Retype the stretch of lines that starts at the line containing "Write the TikZ code for this diagram." and ends at the line containing "(d4a) -- (d4b);", inclusive. Do not include pictures.

▽

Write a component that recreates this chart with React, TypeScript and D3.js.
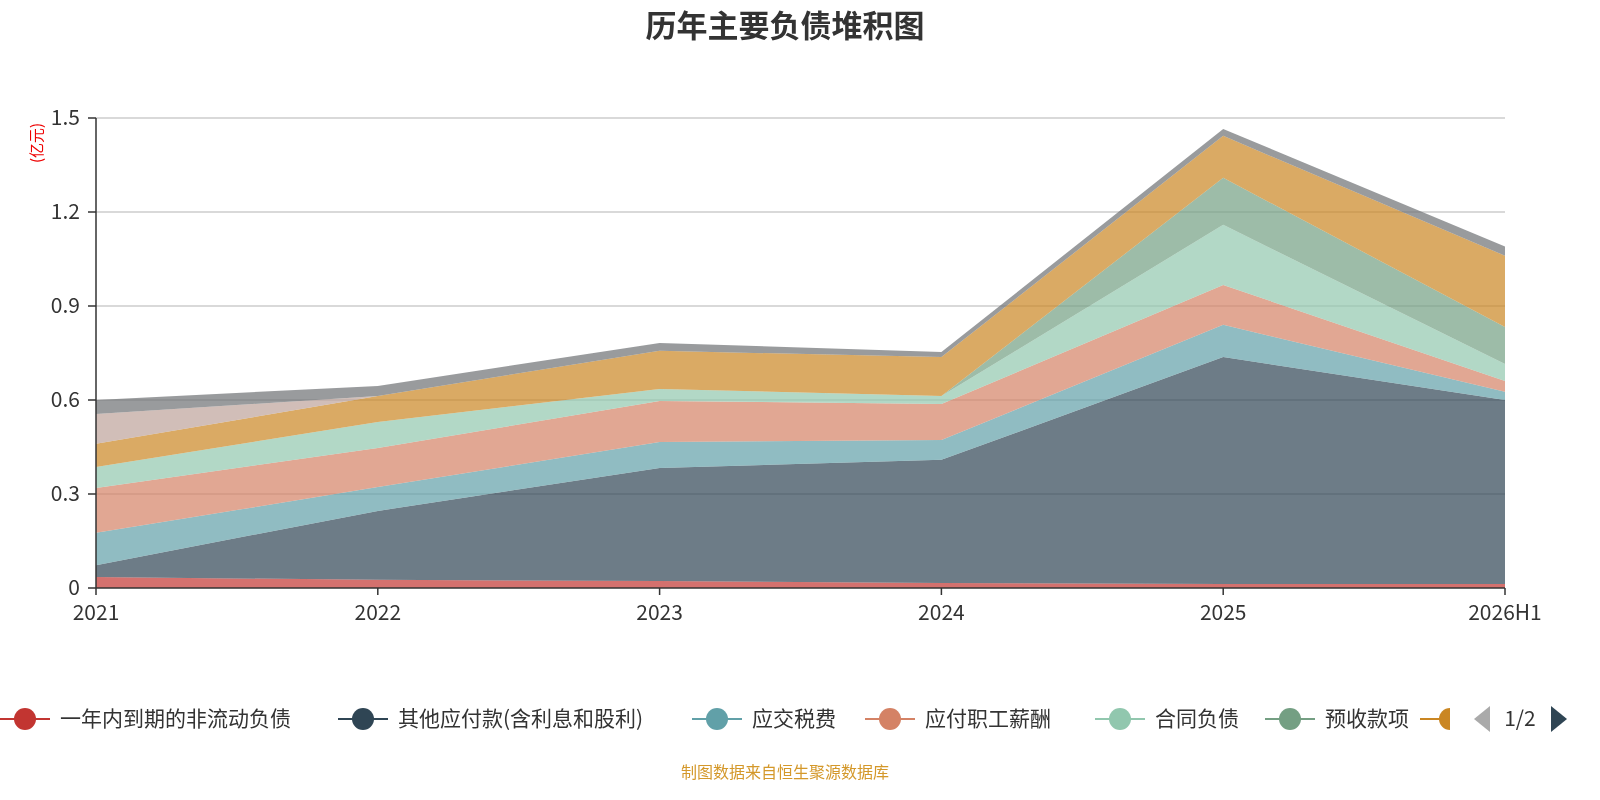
import * as d3 from "d3";

const years = ["2021", "2022", "2023", "2024", "2025", "2026H1"];
const seriesNames = ["一年内到期的非流动负债", "其他应付款(含利息和股利)", "应交税费", "应付职工薪酬", "合同负债", "预收款项", "应付账款", "短期借款", "其他"];
const colors = ["#c23531", "#2f4554", "#61a0a8", "#d48265", "#91c7ae", "#749f83", "#ca8622", "#bda29a", "#6e7074"];
const s0 = [0.035, 0.026, 0.022, 0.016, 0.013, 0.013];
const s1 = [0.038, 0.22, 0.361, 0.393, 0.724, 0.587];
const s2 = [0.103, 0.076, 0.083, 0.063, 0.103, 0.026];
const s3 = [0.143, 0.125, 0.131, 0.115, 0.127, 0.035];
const s4 = [0.067, 0.083, 0.038, 0.026, 0.192, 0.054];
const s5 = [0, 0, 0, 0, 0.15, 0.118];
const s6 = [0.074, 0.083, 0.122, 0.124, 0.134, 0.227];
const s7 = [0.095, 0, 0, 0, 0, 0];
const s8 = [0.045, 0.032, 0.025, 0.016, 0.022, 0.03];
const allSeries = [s0, s1, s2, s3, s4, s5, s6, s7, s8];
const yTicks = [0, 0.3, 0.6, 0.9, 1.2, 1.5];
const legendX = [25, 363, 717, 890, 1120, 1290, 1445];

export default function App() {
  const W = 1600, H = 800;
  const x = d3.scalePoint().domain(years).range([96, 1505]);
  const y = d3.scaleLinear().domain([0, 1.5]).range([588, 118]);
  const table = years.map((yr, i) => {
    const row: any = { year: yr };
    allSeries.forEach((s, k) => (row["k" + k] = s[i]));
    return row;
  });
  const stack = d3.stack<any>().keys(allSeries.map((_, k) => "k" + k))(table);
  const area = d3.area<any>().x((d) => x(d.data.year)!).y0((d) => y(d[0])).y1((d) => y(d[1]));
  const font = "'Noto Sans CJK SC', 'Noto Sans', sans-serif";

  return (
    <svg width={W} height={H} style={{ position: "fixed", left: 0, top: 0, fontFamily: font }}>
      <text x={785} y={37} textAnchor="middle" fontSize={31} fontWeight="bold" fill="#333">历年主要负债堆积图</text>
      <text transform="translate(42,143) rotate(-90)" textAnchor="middle" fontSize={15} fill="#e00">(亿元)</text>
      {yTicks.map((t) => (
        <g key={t}>
          {t > 0 && <line x1={96} x2={1505} y1={y(t)} y2={y(t)} stroke="#ccc" strokeWidth={1.5} />}
          <line x1={88} x2={96} y1={y(t)} y2={y(t)} stroke="#333" strokeWidth={1.5} />
          <text x={80} y={y(t)} dy="0.35em" textAnchor="end" fontSize={21} fill="#333">{t === 0 ? "0" : t.toFixed(1)}</text>
        </g>
      ))}
      {stack.map((layer, k) => (
        <path key={k} d={area(layer)!} fill={colors[k]} fillOpacity={0.7} />
      ))}
      <line x1={96} x2={96} y1={118} y2={588} stroke="#333" strokeWidth={1.5} />
      <line x1={96} x2={1505} y1={588} y2={588} stroke="#333" strokeWidth={1.5} />
      {years.map((yr) => (
        <g key={yr}>
          <line x1={x(yr)} x2={x(yr)} y1={588} y2={595} stroke="#333" strokeWidth={1.5} />
          <text x={x(yr)} y={620} textAnchor="middle" fontSize={21} fill="#333">{yr}</text>
        </g>
      ))}
      {legendX.map((cx, k) => (
        <g key={k}>
          <line x1={Math.max(0, cx - 25)} x2={Math.min(1450, cx + 25)} y1={719} y2={719} stroke={colors[k]} strokeWidth={2} />
          {cx + 11 < 1452 ? (
            <circle cx={cx} cy={719} r={11} fill={colors[k]} />
          ) : (
            <path d={`M1450,708 A11,11 0 0,0 1450,730 Z`} fill={colors[k]} />
          )}
          {cx < 1400 && (
            <text x={cx + 35} y={719} dy="0.35em" fontSize={21} fill="#333">{seriesNames[k]}</text>
          )}
        </g>
      ))}
      <path d="M1490,706 L1490,732 L1474,719 Z" fill="#aaa" />
      <text x={1520} y={719} dy="0.35em" textAnchor="middle" fontSize={21} fill="#333">1/2</text>
      <path d="M1551,706 L1551,732 L1567,719 Z" fill="#2f4554" />
      <text x={785} y={778} textAnchor="middle" fontSize={16} fill="#d4982a">制图数据来自恒生聚源数据库</text>
    </svg>
  );
}
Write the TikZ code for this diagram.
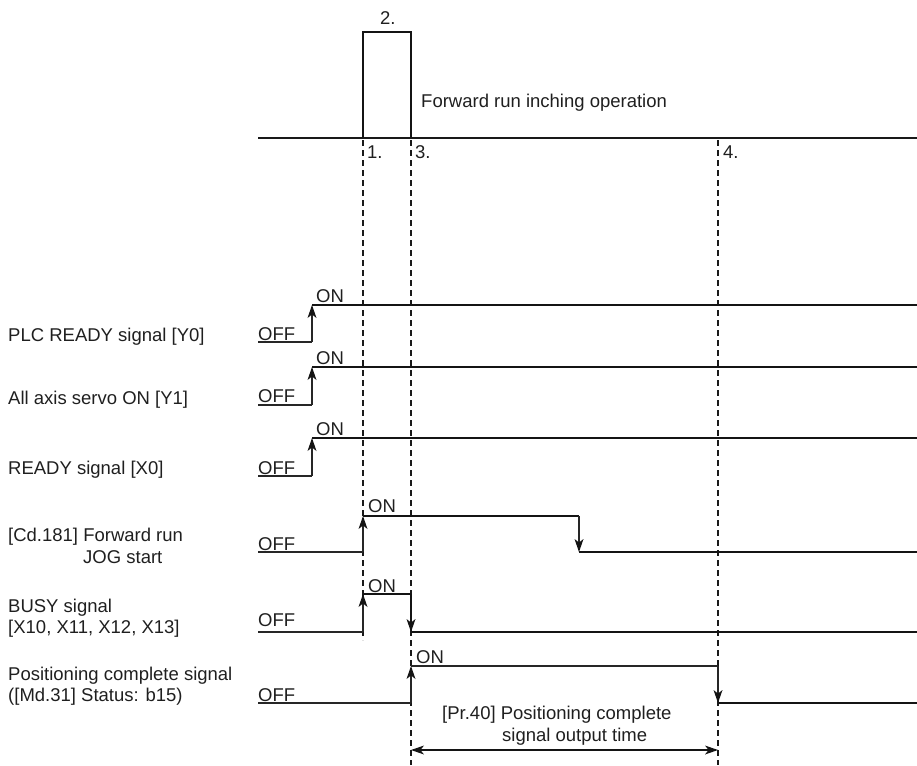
\documentclass[tikz,border=0pt]{standalone}
\usepackage{fontspec}
\setmainfont{Liberation Sans}
\usetikzlibrary{arrows.meta}
\newcommand\mytipU[1]{\fill[black!92] (#1) -- ++(-4.5,13) -- ++(4.5,-3.5) -- ++(4.5,3.5) -- cycle;}
\newcommand\mytipD[1]{\fill[black!92] (#1) -- ++(-4.5,-13) -- ++(4.5,3.5) -- ++(4.5,-3.5) -- cycle;}
\newcommand\mytipL[1]{\fill[black!92] (#1) -- ++(13,-4.5) -- ++(-3.5,4.5) -- ++(3.5,4.5) -- cycle;}
\newcommand\mytipR[1]{\fill[black!92] (#1) -- ++(-13,-4.5) -- ++(3.5,4.5) -- ++(-3.5,4.5) -- cycle;}
\begin{document}
\begin{tikzpicture}[x=1pt,y=-1pt,
  txt/.style={anchor=base west,inner sep=0pt,font=\fontsize{18.5}{22}\selectfont,text=black!88},
  sig/.style={line width=2.4pt,black!92},
  lowsig/.style={line width=1.6pt,black!85},
  dsh/.style={line width=1.1pt,black!90,dash pattern=on 6pt off 4pt},
  toend/.style={shorten >=6pt},
  bothend/.style={shorten >=6pt,shorten <=6pt}]
\useasboundingbox (0,0) rectangle (917,765);

% top: inching pulse
\coordinate (b0) at (258,138);
\coordinate (b1) at (917,138);
\draw[line width=1.6pt,black!90] (b0) -- (b1);
\coordinate (p0) at (363,138);
\coordinate (p1) at (363,32);
\coordinate (p2) at (411,32);
\coordinate (p3) at (411,138);
\draw[line width=2.4pt,black!92] (p0) -- (p1) -- (p2) -- (p3);
\node[txt] (n2) at (380,25) {2.};
\node[txt] (fw) at (421,108) {Forward run inching operation};
\node[txt] (n1) at (367,158) {1.};
\node[txt] (n3) at (415,158) {3.};
\node[txt] (n4) at (723,158) {4.};

% dashed timing lines
\coordinate (d1a) at (363,140); \coordinate (d1b) at (363,640);
\coordinate (d3a) at (411,140); \coordinate (d3b) at (411,765);
\coordinate (d4a) at (718,140); \coordinate (d4b) at (718,765);
\draw[dsh] (d1a) -- (d1b);
\draw[dsh] (d3a) -- (d3b);
\draw[dsh] (d4a) -- (d4b);

% PLC READY
\node[txt] (l1) at (8,341) {PLC READY signal [Y0]};
\node[txt] (off1) at (258,340) {OFF};
\node[txt] (on1) at (316,302) {ON};
\coordinate (a0) at (258,342); \coordinate (a1) at (312,342);
\coordinate (a2) at (312,305); \coordinate (a3) at (917,305);
\draw[lowsig] (a0) -- (a1);
\draw[lowsig,toend] (a1) -- (a2); \mytipU{a2}
\draw[sig] (a2) -- (a3);

% All axis servo ON
\node[txt] (l2) at (8,404) {All axis servo ON [Y1]};
\node[txt] (off2) at (258,402) {OFF};
\node[txt] (on2) at (316,364) {ON};
\coordinate (s0) at (258,405); \coordinate (s1) at (312,405);
\coordinate (s2) at (312,367); \coordinate (s3) at (917,367);
\draw[lowsig] (s0) -- (s1);
\draw[lowsig,toend] (s1) -- (s2); \mytipU{s2}
\draw[sig] (s2) -- (s3);

% READY
\node[txt] (l3) at (8,474) {READY signal [X0]};
\node[txt] (off3) at (258,474) {OFF};
\node[txt] (on3) at (316,435) {ON};
\coordinate (r0) at (258,476); \coordinate (r1) at (312,476);
\coordinate (r2) at (312,438); \coordinate (r3) at (917,438);
\draw[lowsig] (r0) -- (r1);
\draw[lowsig,toend] (r1) -- (r2); \mytipU{r2}
\draw[sig] (r2) -- (r3);

% Cd.181
\node[txt] (l4a) at (8,541) {[Cd.181] Forward run};
\node[txt] (l4b) at (83,563) {JOG start};
\node[txt] (off4) at (258,550) {OFF};
\node[txt] (on4) at (368,512) {ON};
\coordinate (c0) at (258,552); \coordinate (c1) at (363,552);
\coordinate (c2) at (363,516); \coordinate (c3) at (579,516);
\coordinate (c4) at (579,552); \coordinate (c5) at (917,552);
\draw[lowsig] (c0) -- (c1);
\draw[lowsig,toend] (c1) -- (c2); \mytipU{c2}
\draw[sig] (c2) -- (c3);
\draw[lowsig,toend] (c3) -- (c4); \mytipD{c4}
\draw[sig] (c4) -- (c5);

% BUSY
\node[txt] (l5a) at (8,612) {BUSY signal};
\node[txt] (l5b) at (8,633) {[X10, X11, X12, X13]};
\node[txt] (off5) at (258,626) {OFF};
\node[txt] (on5) at (368,592) {ON};
\coordinate (y0) at (258,632); \coordinate (y1) at (363,632);
\coordinate (y2) at (363,594); \coordinate (y3) at (411,594);
\coordinate (y4) at (411,632); \coordinate (y5) at (917,632);
\draw[lowsig] (y0) -- (y1);
\draw[lowsig,toend] (y1) -- (y2); \mytipU{y2}
\draw[sig] (y2) -- (y3);
\draw[sig,toend] (y3) -- (y4); \mytipD{y4}
\draw[sig] (y4) -- (y5);

% Positioning complete
\node[txt] (l6a) at (8,680) {Positioning complete signal};
\node[txt] (l6b) at (8,701) {([Md.31] Status: b15)};
\node[txt] (off6) at (258,701) {OFF};
\node[txt] (on6) at (416,663) {ON};
\coordinate (q0) at (258,703); \coordinate (q1) at (411,703);
\coordinate (q2) at (411,666); \coordinate (q3) at (718,666);
\coordinate (q4) at (718,703); \coordinate (q5) at (917,703);
\draw[lowsig] (q0) -- (q1);
\draw[lowsig,toend] (q1) -- (q2); \mytipU{q2}
\draw[lowsig] (q2) -- (q3);
\draw[lowsig,toend] (q3) -- (q4); \mytipD{q4}
\draw[sig] (q4) -- (q5);

% output time
\node[txt] (pr1) at (442,719) {[Pr.40] Positioning complete};
\node[txt] (pr2) at (502,741.5) {signal output time};
\coordinate (t0) at (411,750); \coordinate (t1) at (718,750);
\draw[sig,bothend] (t0) -- (t1);
\mytipL{t0} \mytipR{t1}
\end{tikzpicture}
\end{document}
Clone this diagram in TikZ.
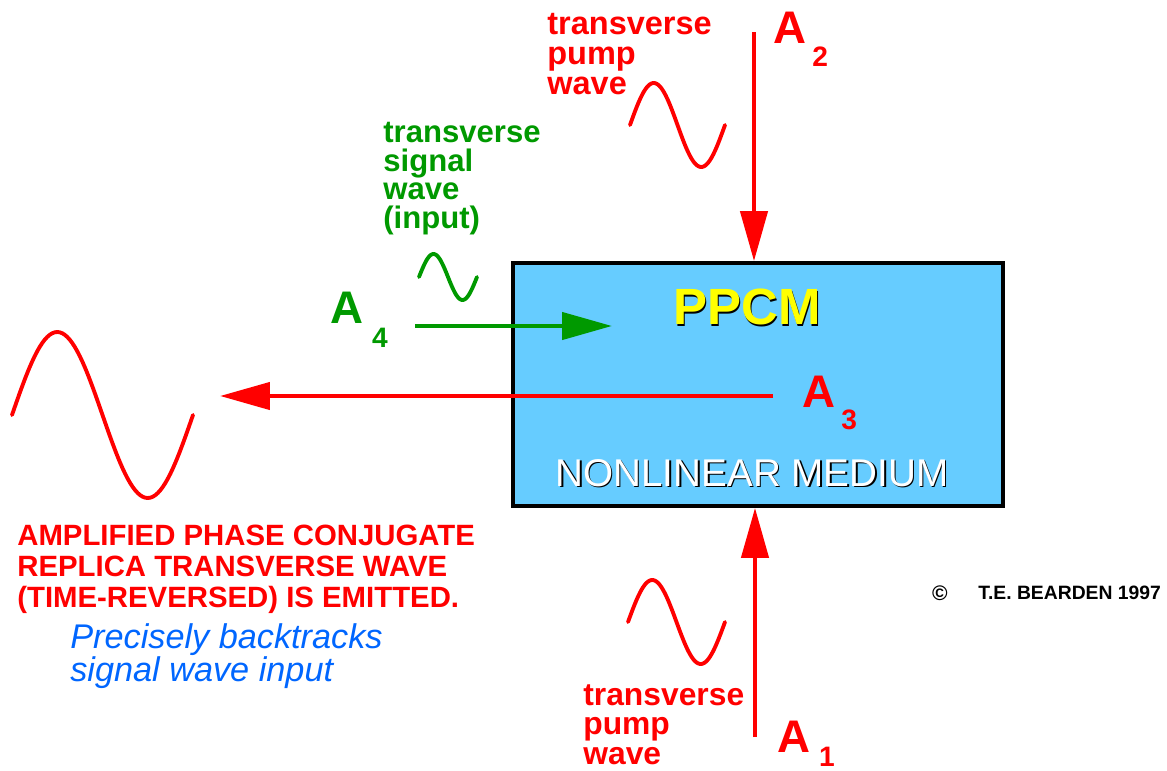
\documentclass[tikz,border=0pt]{standalone}
\usepackage{fontspec}
\setmainfont{Liberation Sans}
\usetikzlibrary{arrows.meta,positioning}
\definecolor{pumpred}{HTML}{FF0000}
\definecolor{signalgreen}{HTML}{009900}
\definecolor{noteblue}{HTML}{0066FF}
\definecolor{mediumblue}{HTML}{66CCFF}
\definecolor{ppcmyellow}{HTML}{FFFF00}
\newcommand{\ampsub}[2]{\raisebox{#1}{\fontsize{16}{16}\selectfont #2}}

\begin{document}
\begin{tikzpicture}[x=0.02cm,y=-0.02cm,
  beam/.style={line width=2.5pt,-{Triangle[length=1cm,width=0.54cm]}},
  wave/.style={line width=2.2pt,line join=round,line cap=round},
  wavetext/.style={inner sep=0pt,align=left,anchor=north west},
  amp/.style={inner sep=0pt,anchor=base west,font=\bfseries\fontsize{26}{26}\selectfont}
]
  \useasboundingbox (0,0) rectangle (1167,771);

  % nonlinear medium
  \node[draw=black,line width=2.2pt,fill=mediumblue,inner sep=0pt,
    minimum width=9.8cm,minimum height=4.86cm] (medium) at (758,384.5) {};
  \node[text=black,font=\bfseries\fontsize{29}{29}\selectfont] at (748.5,308.5) {PPCM};
  \node[text=ppcmyellow,font=\bfseries\fontsize{29}{29}\selectfont] (ppcm) at (747,307) {PPCM};
  \node[text=black,font=\fontsize{22}{22}\selectfont] at (753.5,474.5) {NONLINEAR MEDIUM};
  \node[text=white,font=\fontsize{22}{22}\selectfont] (nlm) at (752,473) {NONLINEAR MEDIUM};

  % beams
  \coordinate (a2start) at (754,32);
  \coordinate (a1start) at (755,737);
  \coordinate (a4start) at (415,326);
  \coordinate (a4end) at (612,326);
  \coordinate (a3start) at (773,396);
  \coordinate (a3end) at (220,396);
  \draw[beam,pumpred] (a2start) -- (a2start |- medium.north);
  \draw[beam,pumpred] (a1start) -- (a1start |- medium.south);
  \draw[beam,signalgreen] (a4start) -- (a4end);
  \draw[beam,pumpred] (a3start) -- (a3end);

  % amplitudes
  \node[amp,text=pumpred] (a2) at (773,43) {A\hspace{3.5pt}\ampsub{-13.5pt}{2}};
  \node[amp,text=pumpred] (a1) at (777,752) {A\hspace{5pt}\ampsub{-8pt}{1}};
  \node[amp,text=pumpred] (a3) at (802,407) {A\hspace{3.5pt}\ampsub{-13pt}{3}};
  \node[amp,text=signalgreen] (a4) at (330,323) {A\hspace{5pt}\ampsub{-14pt}{4}};

  % waves
  \draw[wave,pumpred] plot[domain=0:360,samples=73] ({630+\x/360*95},{125-42*sin(\x)});
  \draw[wave,pumpred] plot[domain=0:360,samples=73] ({628+\x/360*97},{622-42*sin(\x)});
  \draw[wave,signalgreen] plot[domain=0:360,samples=73] ({419+\x/360*58},{277-23*sin(\x)});
  \draw[wave,pumpred] plot[domain=0:360,samples=73] ({12+\x/360*181},{415-83*sin(\x)});

  % texts
  \node[wavetext,text=pumpred,font=\bfseries\fontsize{18.5}{17}\selectfont] (pumptoptext)
    at (547,13) {transverse\\pump\\wave};
  \node[wavetext,text=pumpred,font=\bfseries\fontsize{18.1}{17}\selectfont] (pumpbottext)
    at (583,684) {transverse\\pump\\wave};
  \node[wavetext,text=signalgreen,font=\bfseries\fontsize{17.7}{16.2}\selectfont] (signaltext)
    at (383,122) {transverse\\signal\\wave\\(input)};
  \node[wavetext,text=pumpred,font=\bfseries\fontsize{16.7}{17.6}\selectfont] (conjtext)
    at (17,525) {AMPLIFIED PHASE CONJUGATE\\REPLICA TRANSVERSE WAVE\\(TIME-REVERSED) IS EMITTED.};
  \node[wavetext,text=noteblue,font=\itshape\fontsize{19.5}{17}\selectfont] (notetext)
    at (70,623) {Precisely backtracks\\signal wave input};
  \node[inner sep=0pt,font=\bfseries\fontsize{12}{12}\selectfont] (copy) at (940,593) {\textcopyright};
  \node[inner sep=0pt,anchor=west,font=\bfseries\fontsize{11}{11}\selectfont] (author)
    at (978,593) {T.E. BEARDEN 1997};
\end{tikzpicture}
\end{document}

△

Task response:
Write the TikZ code for this diagram.
\documentclass[tikz,border=0pt]{standalone}
\usepackage{fontspec}
\setmainfont{Liberation Sans}
\usetikzlibrary{arrows.meta}
\newcommand\mytipU[1]{\fill[black!92] (#1) -- ++(-4.5,13) -- ++(4.5,-3.5) -- ++(4.5,3.5) -- cycle;}
\newcommand\mytipD[1]{\fill[black!92] (#1) -- ++(-4.5,-13) -- ++(4.5,3.5) -- ++(4.5,-3.5) -- cycle;}
\newcommand\mytipL[1]{\fill[black!92] (#1) -- ++(13,-4.5) -- ++(-3.5,4.5) -- ++(3.5,4.5) -- cycle;}
\newcommand\mytipR[1]{\fill[black!92] (#1) -- ++(-13,-4.5) -- ++(3.5,4.5) -- ++(-3.5,4.5) -- cycle;}
\begin{document}
\begin{tikzpicture}[x=1pt,y=-1pt,
  txt/.style={anchor=base west,inner sep=0pt,font=\fontsize{18.5}{22}\selectfont,text=black!88},
  sig/.style={line width=2.4pt,black!92},
  lowsig/.style={line width=1.6pt,black!85},
  dsh/.style={line width=1.1pt,black!90,dash pattern=on 6pt off 4pt},
  toend/.style={shorten >=6pt},
  bothend/.style={shorten >=6pt,shorten <=6pt}]
\useasboundingbox (0,0) rectangle (917,765);

% top: inching pulse
\coordinate (b0) at (258,138);
\coordinate (b1) at (917,138);
\draw[line width=1.6pt,black!90] (b0) -- (b1);
\coordinate (p0) at (363,138);
\coordinate (p1) at (363,32);
\coordinate (p2) at (411,32);
\coordinate (p3) at (411,138);
\draw[line width=2.4pt,black!92] (p0) -- (p1) -- (p2) -- (p3);
\node[txt] (n2) at (380,25) {2.};
\node[txt] (fw) at (421,108) {Forward run inching operation};
\node[txt] (n1) at (367,158) {1.};
\node[txt] (n3) at (415,158) {3.};
\node[txt] (n4) at (723,158) {4.};

% dashed timing lines
\coordinate (d1a) at (363,140); \coordinate (d1b) at (363,640);
\coordinate (d3a) at (411,140); \coordinate (d3b) at (411,765);
\coordinate (d4a) at (718,140); \coordinate (d4b) at (718,765);
\draw[dsh] (d1a) -- (d1b);
\draw[dsh] (d3a) -- (d3b);
\draw[dsh] (d4a) -- (d4b);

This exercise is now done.